Indeed, it has been common until now for issuers of mainstream asset classes to distribute prospectuses just a day or two before completing their deals. Moreover, issuers have been reluctant to leave offerings in the market over three- or four-day weekends, given the risk that bond buyers might lose patience and cancel their orders.

Even some of those involved in Huntington’s issue apparently missed the message that Rule 424(h) had affected the company’s timing. “We were dumbfounded,” one investor in the deal said. “We couldn’t believe they would hold off on pricing until after Thanksgiving and face that holiday risk.”

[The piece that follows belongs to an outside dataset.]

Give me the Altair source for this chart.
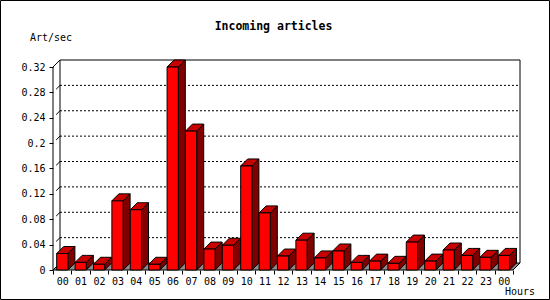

As it turns out, demand was ample, with no investors dropping out. Consider that the issue included a $450 million class of two-year bonds with triple-A ratings that priced at 28 bp over swaps, 2 bp tighter than the underwriters suggested (see Initial Pricings on Page 10).

The updated Reg AB rules, known as Reg AB 2, took effect Nov. 23. In a twist, Huntington didn’t have to comply with a higher-profile set of disclosure requirements under the regulation because its prospectus came out before that date. But it still had to abide by Rule 424(h) because the transaction’s pricing straddled the phase-in point.

Credit Suisse served as structuring agent for the offering. The issue was Huntington’s first since it priced a $750 million deal in June 2015, according to Asset-Backed Alert’s ABS Database. Before that, it hadn’t been in the market since 2012.

The Columbus, Ohio, bank’s return as an issuer appears tied in part to funding needs that arose following its August takeover of FirstMerit Bank.